The Rockets would send Luis Scola, Kevin Martin, and Goran Dragic to the New Orleans Hornets, who would also receive Lamar Odom from the Lakers.
Are the Houston Rockets giving up too much in this trade?
Pau Gasol is a four-time All-Star, but at 31, is nearing the end of his prime. The Rockets would only have a couple of years to build a contender around him. He is a true seven-footer with All-Star talent, however, and that's something the Rockets have been missing since Yao went down during the 2009 playoffs.
Here's a breakdown of what Houston would be giving up in this trade:
Scola is a fan favorite in Houston, who plays hard and runs the floor on every play.
He is also incredibly durable, having never missed a game until last season. Like Gasol, Scola is also 31, and they are both primarily finesse players around the basket.
Gasol, however, is a few inches taller with a much longer wingspan, and can challenge shots and protect the basket.
The comparison is between a borderline All-Star and a bona-fide All-Star.
With Gasol likely playing at center for the Rockets, second-year forward Patrick Patterson will probably start at power forward.
Patterson has a good mid-range jumper and is crafty around the basket. He played under control, took good shots, and played surprising well defensively.
Patterson shot 56% from the field last season and as a starter averaged 10 points, 6.7 rebounds, and 1.1 blocks.
With more playing time and some pointers from Kevin McHale, Patterson should be ready for the starting role.
Martin is another borderline All-Star—an ultra-efficient scorer who can put up big numbers on relatively few field goal attempts.
Kevin Martin can score from behind the three-point line, or from his frequent trips to the charity stripe. He does, however, have a few glaring flaws, most notably on the defensive end.
Martin is not strong enough to defend most of the elite wing scorers in the league. His quick first step often starts with a shuffle, contributing to his 2.3 turnovers per game.
Finally, Martin's game is not suited to the playoffs, when referees often swallow their whistles in the fourth quarter.
Waiting in the wings is Courtney Lee, who started at shooting guard in the NBA Finals as a rookie with the Orlando Magic.
He's a good defender, can shoot from outside, and is incredibly athletic. Lee is also a good ball handler, moonlighting as a backup point guard last season when Aaron Brooks went down.
Lee likely won't put up monster 40-point games like Kevin Martin, but he is more than capable—putting up 25 points in his lone start last season.
Dragic may seem like a throw-in to satisfy New Orleans' obvious hole at point guard, but he was a valuable member of Houston's bench last season.
Able to play off the ball alongside Kyle Lowry or as a bigger backup off the bench, Dragic gave Rick Adelman options last season.
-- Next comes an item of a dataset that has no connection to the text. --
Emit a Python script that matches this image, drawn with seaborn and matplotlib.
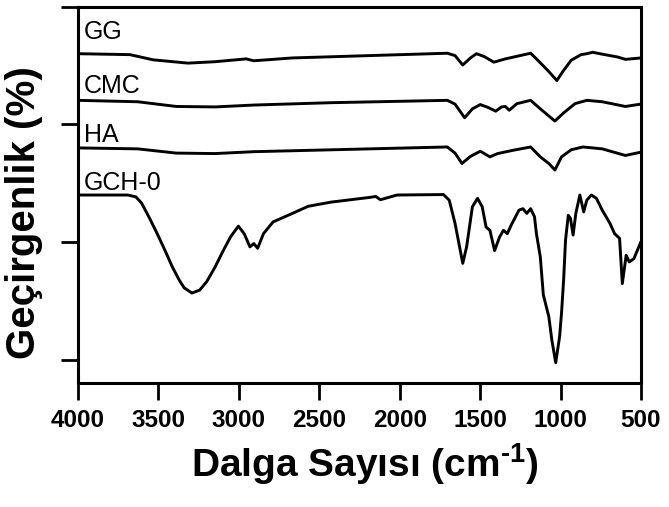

With the trade for Jonny Flynn, something had to give.
Dragic is a restricted free agent after this season, and the Hornets might lose him to a bigger offer.
Flynn's game and size are similar to Kyle Lowry's, so Kevin McHale will have fewer matchup options during games.
Backup point guards aren't very difficult to find, though, so if the Jonny Flynn experiment doesn't work out, the Rockets have options.
So did the Rockets give up too much for Pau Gasol?
Houston gets a massive size upgrade in the frontcourt, and with Lee and Patterson possibly joining the starting lineup, the Rockets already appear to be much improved defensively.
The loss of Scola, Martin, and Dragic is mitigated by the fact that Houston has players ready to step up to starting roles, and in that respect this looks like a good trade for the Rockets.